Features point in different directions, creating a "feature basis."


Feature Importance vs Sparsity

Two key properties determine how features get represented:

Property Definition Effect
Importance How much does this feature matter for loss? High importance → dedicated dimension
Sparsity How rarely is this feature active? High sparsity → share dimensions
# High importance, low sparsity → orthogonal representation
# Low importance, high sparsity → superposition

The Geometry of Superposition

In 2D, you can only have 2 orthogonal directions.

But you can have many nearly orthogonal directions:

# 5 features in 2D
# Can't all be orthogonal
# But can minimize interference

W = torch.randn(2, 5)
W_normed = W / W.norm(dim=0)

# Check cosine similarities
similarities = W_normed.T @ W_normed
# Diagonal = 1 (self-similarity)
# Off-diagonal should be small (low interference)

Visualizing Feature Geometry

import matplotlib.pyplot as plt
import numpy as np

# 5 features in 2D
angles = [0, 72, 144, 216, 288]  # Evenly spaced pentagon
features = [(np.cos(a * np.pi/180), np.sin(a * np.pi/180)) for a in angles]
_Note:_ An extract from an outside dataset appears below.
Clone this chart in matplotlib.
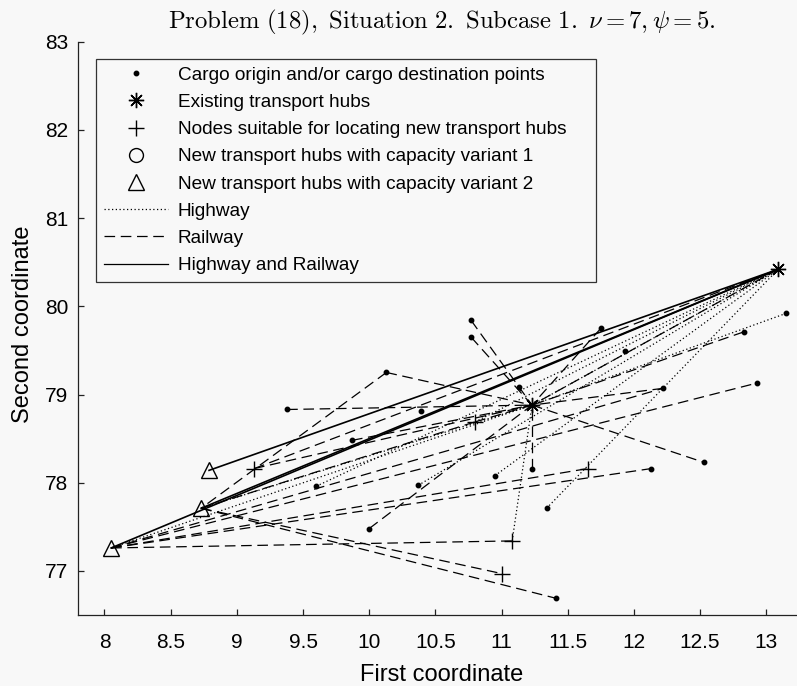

plt.figure(figsize=(6, 6))
for i, (x, y) in enumerate(features):
    plt.arrow(0, 0, x, y, head_width=0.05)
    plt.text(x*1.1, y*1.1, f'f{i}')
plt.xlim(-1.5, 1.5)
plt.ylim(-1.5, 1.5)
plt.title("Pentagon: 5 features in 2D")

Capstone Connection

Superposition and sycophancy:

Sycophancy might be encoded in superposition:

# Hypothetical features
features = [
    "user_sentiment_positive",
    "factual_correctness",
    "agreement_with_user",
    "confidence",
]

# These might share dimensions
# Making it hard to ablate "sycophancy" without affecting "confidence"

Understanding superposition helps us:

  1. Find where sycophancy is encoded
  2. Understand why steering is hard
  3. Design better interventions

🎓 Tyla's Exercise

  1. Prove mathematically: In an $n$-dimensional space, you can have at most $n$ mutually orthogonal vectors. What's the maximum number of vectors with pairwise cosine similarity $\leq 0.1$?

  2. If sparsity is $S$ (probability a feature is zero), what's the expected interference between two features that share a dimension?

  3. Explain why ReLU creates a "privileged basis" but the residual stream doesn't have one.


💻 Aaliyah's Exercise

Explore the geometry of superposition:

def analyze_superposition(n_features, n_hidden, sparsity):
    """
    1. Create random features and a bottleneck model
    2. Train to reconstruct sparse features
    3. Visualize the learned feature geometry
    4. Measure average cosine similarity between features
    5. How does sparsity affect the learned geometry?
    """
    pass

def measure_interference(W, features):
    """
    Given a weight matrix W and active features,
    compute the interference (error) in reconstruction.
    """
    pass

📚 Maneesha's Reflection

  1. Superposition is a compression strategy. What are the trade-offs between compression and interpretability?

  2. If the brain also uses superposition, what implications does this have for cognitive science?

  3. The linear representation hypothesis says features are directions. Under what conditions might this break down?